RECORDS FOR THE TASK =
##############################

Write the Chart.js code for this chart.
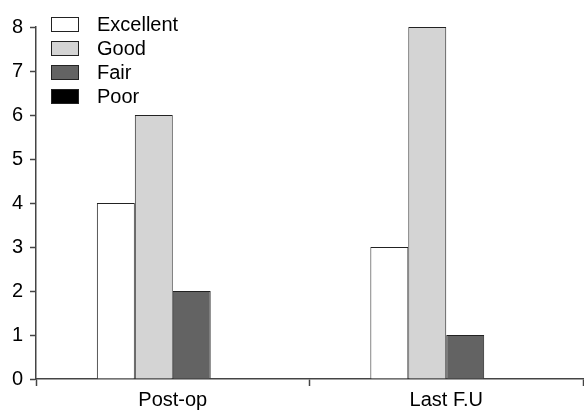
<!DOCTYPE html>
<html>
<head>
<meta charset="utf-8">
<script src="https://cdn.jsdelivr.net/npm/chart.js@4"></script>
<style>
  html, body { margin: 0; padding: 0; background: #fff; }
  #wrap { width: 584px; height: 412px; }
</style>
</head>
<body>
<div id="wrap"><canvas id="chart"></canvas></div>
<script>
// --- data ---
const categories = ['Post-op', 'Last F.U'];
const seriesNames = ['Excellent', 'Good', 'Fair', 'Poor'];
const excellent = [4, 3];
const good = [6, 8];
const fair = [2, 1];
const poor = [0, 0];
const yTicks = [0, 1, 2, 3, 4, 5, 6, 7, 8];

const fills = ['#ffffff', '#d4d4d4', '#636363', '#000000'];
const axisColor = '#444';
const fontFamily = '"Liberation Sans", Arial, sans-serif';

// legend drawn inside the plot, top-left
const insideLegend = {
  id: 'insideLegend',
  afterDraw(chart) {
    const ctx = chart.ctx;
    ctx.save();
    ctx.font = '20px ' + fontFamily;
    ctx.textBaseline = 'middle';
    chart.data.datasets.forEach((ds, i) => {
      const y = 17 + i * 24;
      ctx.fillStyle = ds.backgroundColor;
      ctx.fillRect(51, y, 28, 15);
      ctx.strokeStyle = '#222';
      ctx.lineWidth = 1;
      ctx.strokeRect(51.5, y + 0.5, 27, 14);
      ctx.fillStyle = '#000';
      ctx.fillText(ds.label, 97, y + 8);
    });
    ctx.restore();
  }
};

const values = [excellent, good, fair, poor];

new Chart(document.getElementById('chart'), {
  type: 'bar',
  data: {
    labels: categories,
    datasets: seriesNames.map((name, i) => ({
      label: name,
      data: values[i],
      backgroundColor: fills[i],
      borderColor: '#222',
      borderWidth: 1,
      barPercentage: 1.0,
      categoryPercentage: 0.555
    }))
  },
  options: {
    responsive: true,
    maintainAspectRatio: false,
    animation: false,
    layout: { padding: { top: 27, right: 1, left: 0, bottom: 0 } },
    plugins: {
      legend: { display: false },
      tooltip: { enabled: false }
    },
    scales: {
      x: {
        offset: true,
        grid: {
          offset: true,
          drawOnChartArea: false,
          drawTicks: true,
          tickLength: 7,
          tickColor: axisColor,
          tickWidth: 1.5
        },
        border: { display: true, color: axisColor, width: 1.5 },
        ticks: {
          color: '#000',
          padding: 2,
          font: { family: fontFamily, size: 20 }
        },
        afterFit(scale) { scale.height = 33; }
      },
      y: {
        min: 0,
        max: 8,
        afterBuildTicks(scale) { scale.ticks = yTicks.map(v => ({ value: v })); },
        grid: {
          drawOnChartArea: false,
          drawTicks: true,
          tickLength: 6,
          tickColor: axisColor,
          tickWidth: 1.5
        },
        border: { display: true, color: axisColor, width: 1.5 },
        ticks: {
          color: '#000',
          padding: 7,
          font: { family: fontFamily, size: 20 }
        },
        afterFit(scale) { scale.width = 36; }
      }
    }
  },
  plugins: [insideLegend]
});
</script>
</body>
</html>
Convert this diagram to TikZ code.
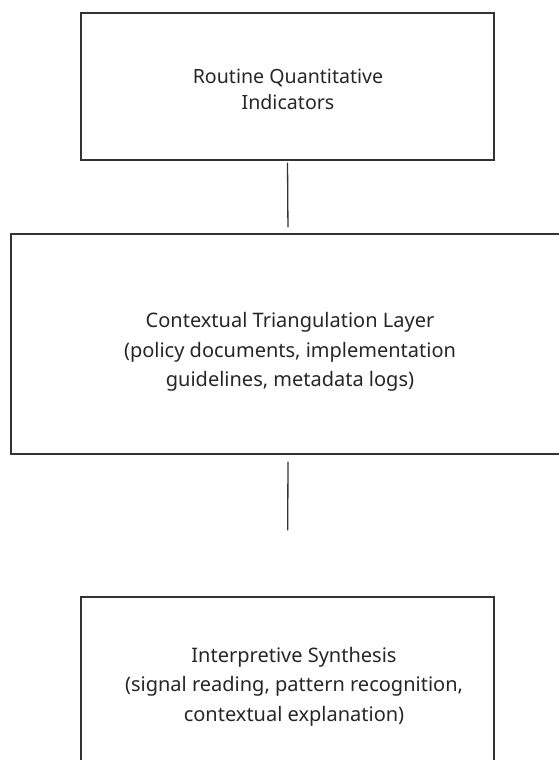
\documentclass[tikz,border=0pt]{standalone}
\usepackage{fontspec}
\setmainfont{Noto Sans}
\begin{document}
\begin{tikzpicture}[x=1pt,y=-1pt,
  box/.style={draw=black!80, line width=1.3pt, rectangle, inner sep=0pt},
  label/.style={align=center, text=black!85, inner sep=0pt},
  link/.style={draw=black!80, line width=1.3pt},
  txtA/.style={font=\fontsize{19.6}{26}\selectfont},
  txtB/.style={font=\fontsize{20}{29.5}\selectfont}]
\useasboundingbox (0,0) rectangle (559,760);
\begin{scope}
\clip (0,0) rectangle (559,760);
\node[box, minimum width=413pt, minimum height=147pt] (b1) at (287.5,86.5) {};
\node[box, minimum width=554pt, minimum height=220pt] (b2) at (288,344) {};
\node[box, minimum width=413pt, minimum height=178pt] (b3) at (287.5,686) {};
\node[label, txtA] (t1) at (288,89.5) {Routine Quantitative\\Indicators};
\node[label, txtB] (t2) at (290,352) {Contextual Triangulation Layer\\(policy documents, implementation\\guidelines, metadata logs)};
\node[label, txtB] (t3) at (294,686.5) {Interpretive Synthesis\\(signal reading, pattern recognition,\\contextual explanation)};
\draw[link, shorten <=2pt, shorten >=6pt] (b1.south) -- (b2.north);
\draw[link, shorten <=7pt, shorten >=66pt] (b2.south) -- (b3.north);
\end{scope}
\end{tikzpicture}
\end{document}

##############################

REQUIREMENTS = Copy each line of the listing that includes "this".

REPLY =
Write the Chart.js code for this chart.
Convert this diagram to TikZ code.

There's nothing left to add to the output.